When applying a skin, keep your overrides disciplined. If you override everything, you’re no longer theming—you’re forking the design system in slow motion. Prefer CSS variables or documented theme tokens if they exist. Override a handful of spacing/typography colors, then stop before you reinvent the entire component library one selector at a time.
If something looks “off,” debug in this order: (1) confirm the skin CSS is loaded once, (2) check specificity conflicts (your app CSS vs library CSS), (3) verify the theme wrapper/class is present, and (4) ensure you didn’t accidentally scope global theme styles inside a Svelte component with <style> scoping. Global theme CSS should be global—shocking, I know.
- Theme not applied: missing global import or wrong file order.
- Weird spacing/typography: competing resets (e.g., Tailwind preflight) overriding component defaults.
- Popup behind content: stacking context issues; check z-index + parent transforms.
- Modal focus feels broken: missing focus trap or SSR/client hydration mismatch.

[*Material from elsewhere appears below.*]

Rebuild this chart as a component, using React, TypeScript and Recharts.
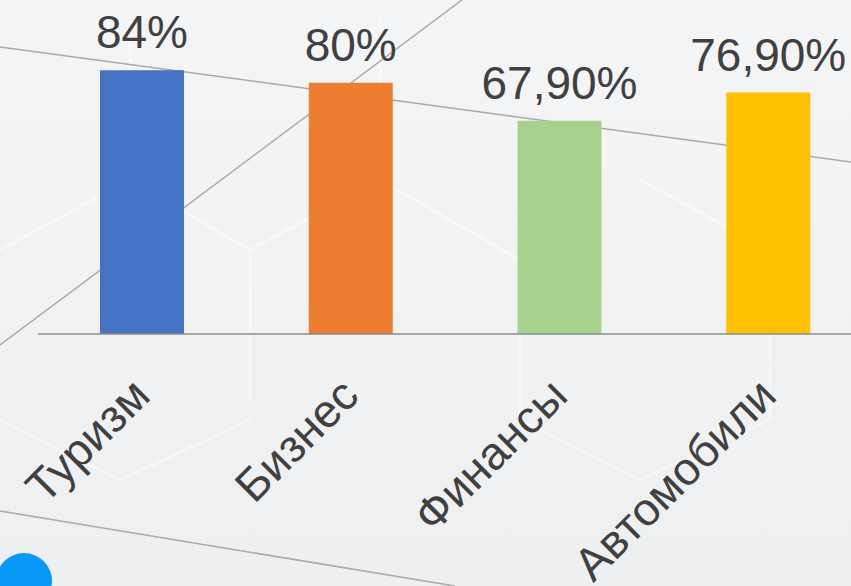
import React from "react";
import { BarChart, Bar, XAxis, YAxis, Cell, LabelList } from "recharts";

const categories = ["Туризм", "Бизнес", "Финансы", "Автомобили"];
const shares = [84, 80, 67.9, 76.9];
const barColors = ["#4472C4", "#ED7D31", "#A9D18E", "#FFC000"];

const data = categories.map((name, i) => ({ name, value: shares[i] }));

const formatShare = (v: number) =>
  `${v % 1 ? v.toFixed(2).replace(".", ",") : v}%`;

const FONT = "'Liberation Sans', Arial, sans-serif";
const TEXT = "#404040";

function RotatedTick(props: any) {
  const { x, y, payload } = props;
  return (
    <text
      transform={`translate(${x + 10},${y + 64}) rotate(-45)`}
      textAnchor="end"
      fontFamily={FONT}
      fontSize={46}
      fill={TEXT}
    >
      {payload.value}
    </text>
  );
}

function Backdrop() {
  // decorative slide background
  return (
    <svg
      width={851}
      height={586}
      style={{ position: "absolute", left: 0, top: 0 }}
    >
      <defs>
        <linearGradient id="bg" x1="0" y1="0" x2="0" y2="1">
          <stop offset="0%" stopColor="#f4f5f7" />
          <stop offset="100%" stopColor="#eeeff1" />
        </linearGradient>
      </defs>
      <rect width={851} height={586} fill="url(#bg)" />
      <g stroke="#ffffff" strokeOpacity={0.45} strokeWidth={3} fill="none">
        <path d="M0 250 L130 180 L250 250 L250 400" />
        <path d="M250 250 L380 180 L520 260 L520 420" />
        <path d="M640 180 L770 250 L770 420" />
        <path d="M130 180 L130 20" />
        <path d="M380 180 L380 20" />
        <path d="M0 420 L120 480 L250 420" />
        <path d="M520 420 L640 480 L770 420" />
      </g>
      <g stroke="#a9a9a9" strokeWidth={1.5}>
        <line x1={0} y1={47} x2={851} y2={162} />
        <line x1={0} y1={345} x2={462} y2={0} />
        <line x1={0} y1={511} x2={455} y2={586} />
      </g>
      <circle cx={24} cy={581} r={28} fill="#0a98f7" />
    </svg>
  );
}

export default function App() {
  return (
    <div
      style={{
        position: "absolute",
        left: 0,
        top: 0,
        width: 851,
        height: 586,
        overflow: "hidden",
      }}
    >
      <Backdrop />
      <div style={{ position: "absolute", left: 0, top: 0 }}>
        <BarChart
          width={873}
          height={586}
          data={data}
          margin={{ top: 20, right: 0, bottom: 222, left: 38 }}
        >
          <XAxis
            dataKey="name"
            height={30}
            axisLine={{ stroke: "#8c8c8c", strokeWidth: 1.5 }}
            tickLine={false}
            tickSize={0}
            tickMargin={0}
            interval={0}
            tick={<RotatedTick />}
          />
          <YAxis hide domain={[0, 100]} />
          <Bar dataKey="value" barSize={84} isAnimationActive={false}>
            {data.map((d, i) => (
              <Cell key={d.name} fill={barColors[i]} />
            ))}
            <LabelList
              dataKey="value"
              position="top"
              offset={22}
              formatter={(v: any) => formatShare(Number(v))}
              style={{ fontFamily: FONT, fontSize: 46, fill: TEXT }}
            />
          </Bar>
        </BarChart>
      </div>
    </div>
  );
}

Putting it together: a tiny SVAR UI tutorial flow you can ship
If you need an actionable SVAR UI tutorial pattern, build one “vertical slice”: a page with a button, a modal, and a form inside. Clicking the button opens the modal. Submitting validates input, shows an error message or closes the modal. This exercise forces you to solve 80% of real integration problems in a controlled scope.
Keep the logic boring: one boolean for visibility, one object for form values, one async submit. Make the modal close from three paths: explicit Close button, overlay click (if allowed), and Escape key. Your UI library should handle most of those, but you should still test them because overlays are where bugs go to multiply.
Finally, write down your “local rules” (even as a README in your repo): where theme CSS is imported, how you handle SSR, and how you standardize event handling. That’s the difference between “a demo that works” and “a component library setup that a team can scale.”
FAQ
How do I install SVAR Core for Svelte and start using components?
Install the SVAR package via your package manager, import any required global CSS once (app entry or SvelteKit layout), then render a basic component (like a Button). If you use SSR, move DOM-only setup into onMount.
How do I open and close a SVAR Core Popup component?
Control it with a boolean state (for example, isOpen) and toggle it from a Button click. Listen for the Popup’s close event (often on:close) to set isOpen = false.
How do I apply the SVAR UI Willow skin?
Load the Willow skin stylesheet globally and ensure it isn’t scoped inside a Svelte component. If the skin requires a theme class or wrapper, add it at the app root so every SVAR UI component inherits the theme.